C++ program to find number of integers which has exactly x divisors

Number of integers which has exactly x divisors in C++

 
Numbers dividing with self or 1 are called prime numbers but numbers having multiple divisors are called composite numbers. In this c++ program, we will find the numbers with the exact number of divisors defined by the user. The divisor of a number is defined as, when we divide a number ‘a’ by other number ‘b’ and gives remainder zero, so the ‘b’ will be considered as the divisor of the ‘a’.
Number of integers which has exactly x divisors in C++

Here, in this page we will discuss the two different ways for finding the required count of numbers that have exactly x divisors.
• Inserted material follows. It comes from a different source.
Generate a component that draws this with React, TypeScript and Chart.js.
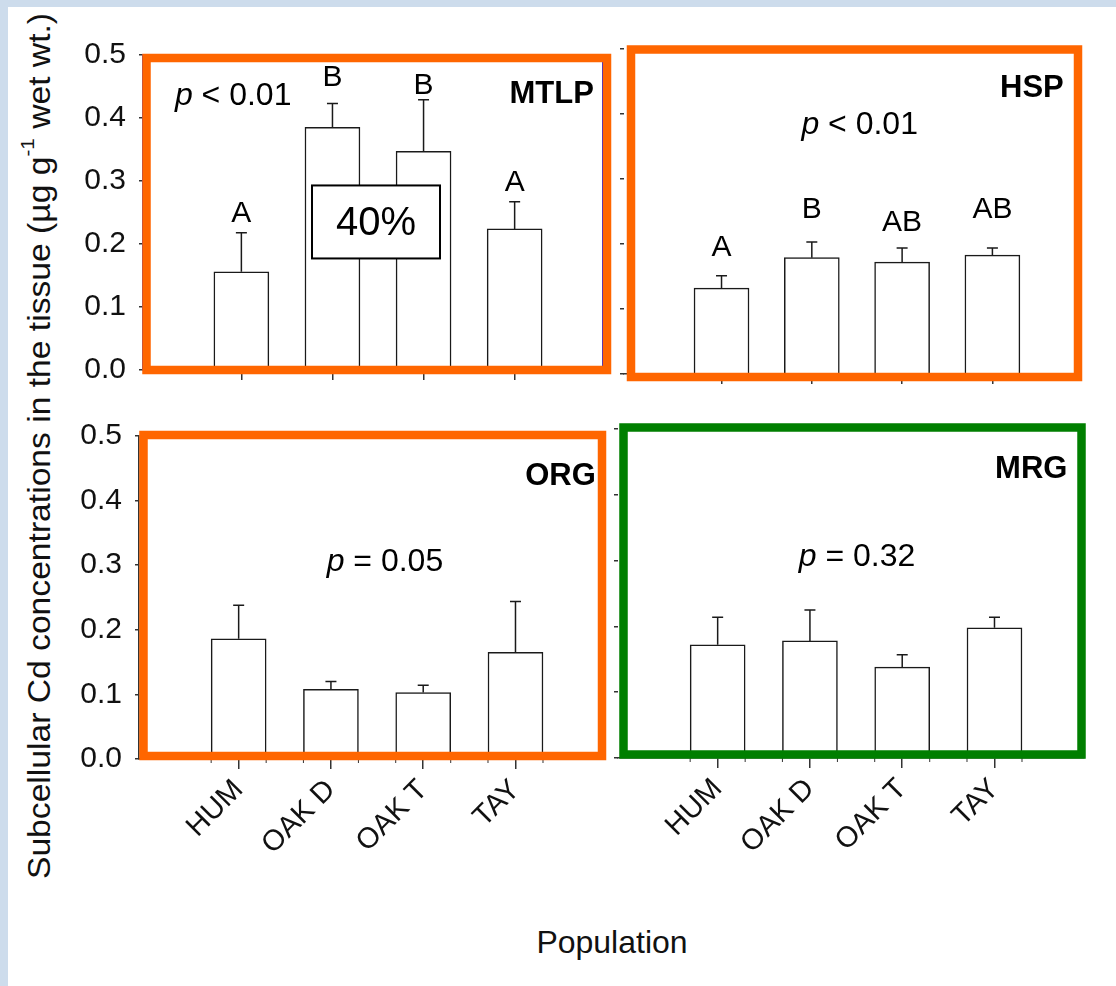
import React, { useEffect, useLayoutEffect, useRef, useState } from 'react';
import { Chart, registerables } from 'chart.js';

Chart.register(...registerables);

const FONT = "'Liberation Sans', Arial, Helvetica, sans-serif";
Chart.defaults.font.family = FONT;

// ---------- data ----------
const categories = ['HUM', 'OAK D', 'OAK T', 'TAY'];
const yTickValues = [0, 0.1, 0.2, 0.3, 0.4, 0.5];

const mtlpMean = [0.156, 0.385, 0.347, 0.224];
const mtlpSE = [0.062, 0.038, 0.082, 0.043];
const hspMean = [0.132, 0.179, 0.172, 0.183];
const hspSE = [0.019, 0.024, 0.022, 0.011];
const orgMean = [0.186, 0.108, 0.103, 0.165];
const orgSE = [0.052, 0.012, 0.011, 0.079];
const mrgMean = [0.172, 0.178, 0.138, 0.198];
const mrgSE = [0.042, 0.047, 0.019, 0.016];

const mtlpLetters = ['A', 'B', 'B', 'A'];
const hspLetters = ['A', 'B', 'AB', 'AB'];

const ORANGE = '#ff6600';
const GREEN = '#007f00';
const INK = '#1a1a1a';

type Rect = { l: number; t: number; r: number; b: number };
type PanelDef = {
  title: string;
  mean: number[];
  se: number[];
  letters?: string[];
  letterY?: number[];
  pOp: string;
  pVal: string;
  pX: number;
  pY: number;
  titleX: number;
  titleY: number;
  area: Rect;
  frame: Rect; // offsets of frame stroke centre from chart area edges
  frameColor: string;
  showYLabels: boolean;
  showXLabels: boolean;
  showYLine: boolean;
  blueEdge?: boolean;
  note?: { text: string; x: number; y: number; w: number; h: number };
};

const X_MIN = -0.08;
const X_MAX = 4.97;
const BAR_W = 55;

const panels: PanelDef[] = [
  {
    title: 'MTLP', mean: mtlpMean, se: mtlpSE,
    letters: mtlpLetters, letterY: [0.248, 0.464, 0.452, 0.298],
    pOp: '<', pVal: '0.01', pX: 0.91, pY: 0.435,
    titleX: 4.87, titleY: 0.438,
    area: { l: 143, t: 48, r: 603, b: 379 },
    frame: { l: 3.5, t: 3, r: 4, b: 0 },
    frameColor: ORANGE, showYLabels: true, showXLabels: false, showYLine: true,
    blueEdge: true,
    note: { text: '40%', x: 2.478, y: 0.235, w: 128, h: 73 },
  },
  {
    title: 'HSP', mean: hspMean, se: hspSE,
    letters: hspLetters, letterY: [0.195, 0.252, 0.232, 0.252],
    pOp: '<', pVal: '0.01', pX: 2.53, pY: 0.383,
    titleX: 4.79, titleY: 0.44,
    area: { l: 624, t: 49, r: 1080, b: 374 },
    frame: { l: 7, t: 0.5, r: -2, b: 3 },
    frameColor: ORANGE, showYLabels: false, showXLabels: false, showYLine: false,
  },
  {
    title: 'ORG', mean: orgMean, se: orgSE,
    pOp: '=', pVal: '0.05', pX: 2.585, pY: 0.305,
    titleX: 4.87, titleY: 0.438,
    area: { l: 139, t: 429, r: 605, b: 759 },
    frame: { l: 4.5, t: -1, r: -3, b: -3 },
    frameColor: ORANGE, showYLabels: true, showXLabels: true, showYLine: true,
  },
  {
    title: 'MRG', mean: mrgMean, se: mrgSE,
    pOp: '=', pVal: '0.32', pX: 2.51, pY: 0.305,
    titleX: 4.79, titleY: 0.438,
    area: { l: 618, t: 429, r: 1084, b: 758 },
    frame: { l: 5.5, t: -1.5, r: -2.5, b: -3.5 },
    frameColor: GREEN, showYLabels: false, showXLabels: true, showYLine: false,
  },
];

const Y_W = 70;
const PAD_T = 24;
const PAD_R = 14;

function PanelChart({ p }: { p: PanelDef }) {
  const ref = useRef<HTMLCanvasElement | null>(null);
  const X_H = p.showXLabels ? 150 : 22;
  const left = p.area.l - Y_W;
  const top = p.area.t - PAD_T;
  const width = p.area.r + PAD_R - left;
  const height = p.area.b + X_H - top;

  useEffect(() => {
    if (!ref.current) return;
    const overlay = {
      id: 'overlay',
      afterDatasetsDraw(chart: any) {
        const ctx: CanvasRenderingContext2D = chart.ctx;
        const xs = chart.scales.x;
        const ys = chart.scales.y;
        const ca = chart.chartArea;
        ctx.save();
        // error bars (upper only)
        ctx.strokeStyle = INK;
        ctx.lineWidth = 1.5;
        p.mean.forEach((m, i) => {
          const x = xs.getPixelForValue(i + 1);
          const y0 = ys.getPixelForValue(m);
          const y1 = ys.getPixelForValue(m + p.se[i]);
          ctx.beginPath();
          ctx.moveTo(x, y0);
          ctx.lineTo(x, y1);
          ctx.moveTo(x - 5.5, y1);
          ctx.lineTo(x + 5.5, y1);
          ctx.stroke();
        });
        // small minor ticks at bar edges below the x axis
        ctx.strokeStyle = '#333';
        ctx.lineWidth = 1;
        p.mean.forEach((_, i) => {
          const x = xs.getPixelForValue(i + 1);
          [x - BAR_W / 2, x + BAR_W / 2].forEach((ex) => {
            ctx.beginPath();
            ctx.moveTo(ex, ca.bottom);
            ctx.lineTo(ex, ca.bottom + 4);
            ctx.stroke();
          });
        });
        if (p.blueEdge) {
          ctx.strokeStyle = '#2a2ae0';
          ctx.lineWidth = 1;
          ctx.beginPath();
          ctx.moveTo(ca.right - 0.5, ca.top);
          ctx.lineTo(ca.right - 0.5, ca.bottom);
          ctx.moveTo(ca.left + 0.5, ca.top);
          ctx.lineTo(ca.left + 0.5, ca.bottom);
          ctx.stroke();
        }
        // coloured frame
        ctx.strokeStyle = p.frameColor;
        ctx.lineWidth = 8.5;
        ctx.lineJoin = 'miter';
        const fl = ca.left + p.frame.l;
        const ft = ca.top + p.frame.t;
        const fr = ca.right + p.frame.r;
        const fb = ca.bottom + p.frame.b;
        ctx.strokeRect(fl, ft, fr - fl, fb - ft);

        ctx.fillStyle = '#000';
        ctx.textBaseline = 'middle';
        // panel title
        ctx.font = `bold 31px ${FONT}`;
        ctx.textAlign = 'right';
        ctx.fillText(p.title, xs.getPixelForValue(p.titleX), ys.getPixelForValue(p.titleY));
        // p value
        ctx.textAlign = 'left';
        const italic = `italic 32px ${FONT}`;
        const normal = `32px ${FONT}`;
        ctx.font = italic;
        const wP = ctx.measureText('p').width;
        const rest = ` ${p.pOp} ${p.pVal}`;
        ctx.font = normal;
        const wR = ctx.measureText(rest).width;
        const cx = xs.getPixelForValue(p.pX);
        const cy = ys.getPixelForValue(p.pY);
        const sx = cx - (wP + wR) / 2;
        ctx.font = italic;
        ctx.fillText('p', sx, cy);
        ctx.font = normal;
        ctx.fillText(rest, sx + wP, cy);
        // letters
        if (p.letters && p.letterY) {
          ctx.font = `30px ${FONT}`;
          ctx.textAlign = 'center';
          p.letters.forEach((t, i) => {
            ctx.fillText(t, xs.getPixelForValue(i + 1), ys.getPixelForValue(p.letterY![i]));
          });
        }
        // note box
        if (p.note) {
          const nx = xs.getPixelForValue(p.note.x);
          const ny = ys.getPixelForValue(p.note.y);
          ctx.fillStyle = '#fff';
          ctx.fillRect(nx - p.note.w / 2, ny - p.note.h / 2, p.note.w, p.note.h);
          ctx.strokeStyle = '#000';
          ctx.lineWidth = 2;
          ctx.strokeRect(nx - p.note.w / 2, ny - p.note.h / 2, p.note.w, p.note.h);
          ctx.fillStyle = '#000';
          ctx.font = `40px ${FONT}`;
          ctx.textAlign = 'center';
          ctx.fillText(p.note.text, nx, ny + 2);
        }
        ctx.restore();
      },
    };

    const chart = new Chart(ref.current, {
      type: 'bar',
      data: {
        datasets: [
          {
            data: p.mean.map((m, i) => ({ x: i + 1, y: m })),
            backgroundColor: '#ffffff',
            borderColor: INK,
            borderWidth: 1.5,
            barThickness: BAR_W,
          } as any,
        ],
      },
      options: {
        responsive: false,
        animation: false,
        devicePixelRatio: 1,
        layout: { padding: { top: PAD_T, right: PAD_R, left: 0, bottom: 0 } },
        plugins: {
          legend: { display: false },
          tooltip: { enabled: false },
          title: { display: false },
        },
        scales: {
          x: {
            type: 'linear',
            min: X_MIN,
            max: X_MAX,
            offset: false,
            afterBuildTicks: (axis: any) => {
              axis.ticks = categories.map((_, i) => ({ value: i + 1 }));
            },
            afterFit: (axis: any) => {
              axis.height = X_H;
            },
            grid: {
              display: true,
              offset: false,
              drawOnChartArea: false,
              drawTicks: true,
              tickLength: 10,
              color: '#333',
              lineWidth: 1.5,
            },
            border: { display: true, color: '#333', width: 1.5 },
            ticks: {
              display: p.showXLabels,
              autoSkip: false,
              minRotation: 45,
              maxRotation: 45,
              padding: 4,
              color: '#111',
              font: { size: 29, family: FONT },
              callback: (v: any) => categories[Math.round(Number(v)) - 1] ?? '',
            },
          },
          y: {
            type: 'linear',
            min: 0,
            max: 0.5,
            afterBuildTicks: (axis: any) => {
              axis.ticks = yTickValues.map((v) => ({ value: v }));
            },
            afterFit: (axis: any) => {
              axis.width = Y_W;
            },
            grid: {
              display: true,
              drawOnChartArea: false,
              drawTicks: true,
              tickLength: 4,
              color: '#333',
              lineWidth: 1.5,
            },
            border: { display: p.showYLine, color: p.blueEdge ? '#2a2ae0' : '#333', width: 1.5 },
            ticks: {
              display: p.showYLabels,
              padding: 13,
              color: '#111',
              font: { size: 30, family: FONT },
              callback: (v: any) => Number(v).toFixed(1),
            },
          },
        },
      },
      plugins: [overlay],
    } as any);
    return () => chart.destroy();
  }, []);

  return (
    <canvas
      ref={ref}
      width={width}
      height={height}
      style={{ position: 'absolute', left, top, width, height }}
    />
  );
}

function YTitle() {
  const ref = useRef<HTMLDivElement | null>(null);
  const [scale, setScale] = useState(1);
  useLayoutEffect(() => {
    if (ref.current) {
      const w = ref.current.offsetWidth;
      if (w > 0) setScale(866 / w);
    }
  }, []);
  return (
    <div
      ref={ref}
      style={{
        position: 'absolute',
        left: 39,
        top: 446,
        whiteSpace: 'nowrap',
        fontFamily: FONT,
        fontSize: 31,
        color: '#111',
        lineHeight: 1,
        transform: `translate(-50%, -50%) rotate(-90deg) scaleX(${scale})`,
      }}
    >
      Subcellular Cd concentrations in the tissue (µg g
      <sup style={{ fontSize: 19, verticalAlign: 'top', position: 'relative', top: -6 }}>-1</sup> wet wt.)
    </div>
  );
}

export default function App() {
  return (
    <div
      style={{
        position: 'fixed',
        left: 0,
        top: 0,
        width: 1116,
        height: 986,
        background: '#cddcec',
        overflow: 'hidden',
      }}
    >
      <div
        style={{
          position: 'absolute',
          left: 8,
          top: 7,
          right: 0,
          bottom: 0,
          background: '#ffffff',
        }}
      />
      {panels.map((p) => (
        <PanelChart key={p.title} p={p} />
      ))}
      <YTitle />
      <div
        style={{
          position: 'absolute',
          left: 612,
          top: 942,
          transform: 'translate(-50%, -50%)',
          fontFamily: FONT,
          fontSize: 32,
          color: '#111',
          whiteSpace: 'nowrap',
          lineHeight: 1,
        }}
      >
        Population
      </div>
    </div>
  );
}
These two methods are given below,

  • Method 1 : Naive approach
  • Method 2 : Efficient approach

Method 1 :

  • Declare a variable count =0, to count the required numbers with x factors.
  • Run a loop for range 1 to n.
  • Inside that take a variable count_factors = 0, that will count the factors of ith.
  • Now, run a inner loop.
  • And increase the count_factors if it’s is factor of ith number.
  • Check if count_factors == X, then increment the count by 1.
  • At last print the count value.

Method 1 : Code in C++

Run
//Write a program to count Number of integers which has exactly X divisors in C++
#include<iostream>
#include<math.h>
using namespace std;

int main(){
    
    int n=7, x=2;
    
    //Variable of count required numbers
    int count = 0;
    
    for(int i=1; i<=n; i++){
        
        //variable to count the factors of i-th number
        int count_factors = 0;
        for(int j = 1; j<=sqrt(i); j++){
            if(i%j==0){
                if(i/j != j)
                    count_factors += 2;
                else
                    count_factors++;
            }
        }
        
        if(count_factors == x)
            count++;
    }
    
    cout<<count;
}

Output :

4

Method 2 :

In this method we will use the efficient way for counting the factors that used in method 1. We use the sieve of eratosthenes for counting the factors.

Method 2 : Code in C++

Run
//Write a program to count Number of integers which has exactly X divisors in C++
#include<bits/stdc++.h>
using namespace std;
 
// function for sieve of eratosthenes
void sieve(bool primes[], int x)
{
    primes[1] = false;
 
    for (int i=2; i*i <= x; i++)
    {
        if (primes[i] == true)
        {
            for (int j=2; j*j <= x; j++)
                primes[i*j] = false;
        }
    }
}
 
int nDivisors(bool primes[], int x, int a, int b, int n)
{

    int result = 0;
 
    vector<int>  v;
    for (int i = 2; i <= x; i++)
        if (primes[i] == true)
            v.push_back (i);
 
    for (int i=a; i<=b; i++)
    {
        int temp = i;
 
        int total = 1;
        int j = 0;
 
        for (int k = v[j]; k*k <= temp; k = v[++j])
        {
            int count = 0;
 
            while (temp%k == 0)
            {
                count++;
                temp = temp/k;
            }
 
            total = total*(count+1);
        }
 
        if (temp != 1)
            total = total*2;
 
        if (total == n)
            result++;
    }
    return result;
}
 
int countNDivisors(int a, int b, int n)
{
    int x = sqrt(b) + 1;
 
    bool primes[x];
 
    memset(primes, true, sizeof(primes));
    sieve(primes, x);
 
    return nDivisors(primes, x, a, b, n);
}
 

int main()
{
    int a = 1, b = 7, n = 2;
    cout << countNDivisors(a, b, n);
    return 0;
}

Output :

4